Para petani gogo seperti Pak Sadi ini terpaksa harus menggunakan pembajak manual tenaga manusia, karena pembajak profesional dengan tenaga sapi dilarang karena dikhawatirkan sapinya akan merusak tanaman-tanaman pokok yang sudah tumbuh di lahan gogo.
Setelah proses membalik tanah selesai, selanjutnya adalah menggaru seperti yang dilakukan Pak Sadi dalam gambar di atas.
1000-1500 meter Persegi per Keluarga
Warga dukuh Segembul, sebagaimana dukuh-dukuh lainnya, banyak sekali yang memiliki lahan garapan gogo. Rata-rata memperoleh luasan antara 10-15 meter kali 100 meter. Dan sebagaimana biasanya di awal musim, para petani gogo ini akan menanam padi lebih dulu. Setelah itu baru palawija.
Tidak seperti sebelumnya, sejak tahun ini para petani gogo tidak diperbolehkan lagi menanam singkong (ketela pohon). Ketentuan ini berlaku di seluruh wilayah Kesatuan Pengelolaan Hutan (KPH) Pati (termasuk di dalamnya adalah wilayah kecamatan Kembang dan sekitarnya).

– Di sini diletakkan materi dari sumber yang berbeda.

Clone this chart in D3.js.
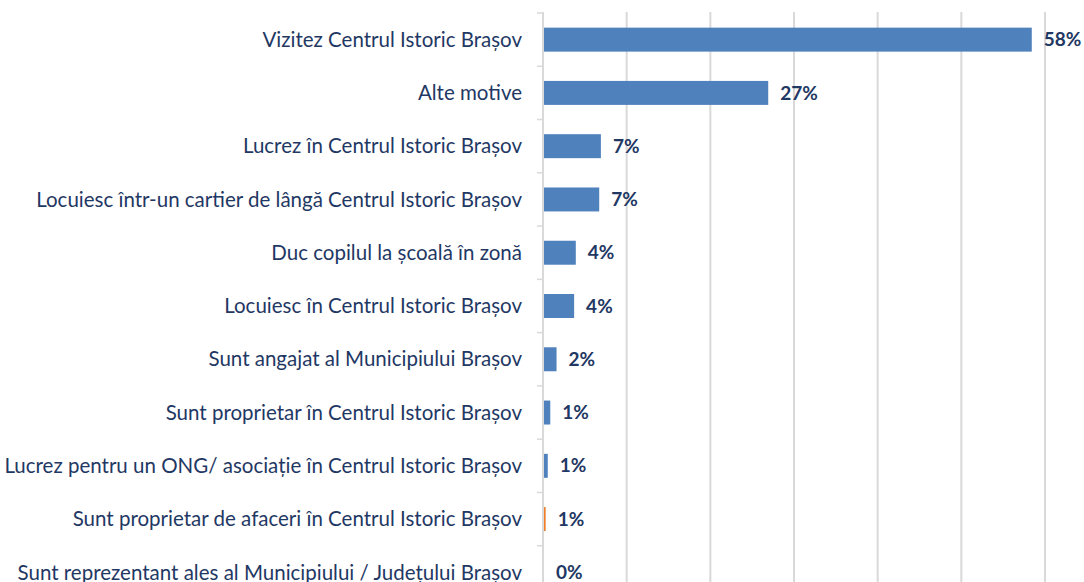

Hal ini tentu disesalkan para petani, sebab permintaan ketela pohon cukup tinggi karena terdapat perusahaan-perusahaan pengolah ketela pohon untuk dijadikan tepung pati.
Ketela Pohon Rakus Hara
Tanaman ketela selama ini dianggap sebagai tumbuhan yang dapat mengganggu konservasi hutan karena sifatnya yang rakus hara (gizi/nutrisi di dalam tanah yang dibutuhkan oleh tanaman). ”Semua pakar sepakat tentang hal itu, jika Anda menemukan pohon di hutan yang tumbuh dengan baik bersama dengan ketela, tolong saya diberi tahu. Karena secara keilmuan salah satu tanaman itu pasti tak akan tumbuh dengan baik bila ditanam bersamaan”, ujar Hendi Satiarto, Administratur KKPH Pati saat menanggapi pertanyaan perserta Acara Pembinaan Lembaga Masyarakat Desa Hutan (LMDH) beberapa waktu lalu seperti dikutip oleh harian Media Indonesia.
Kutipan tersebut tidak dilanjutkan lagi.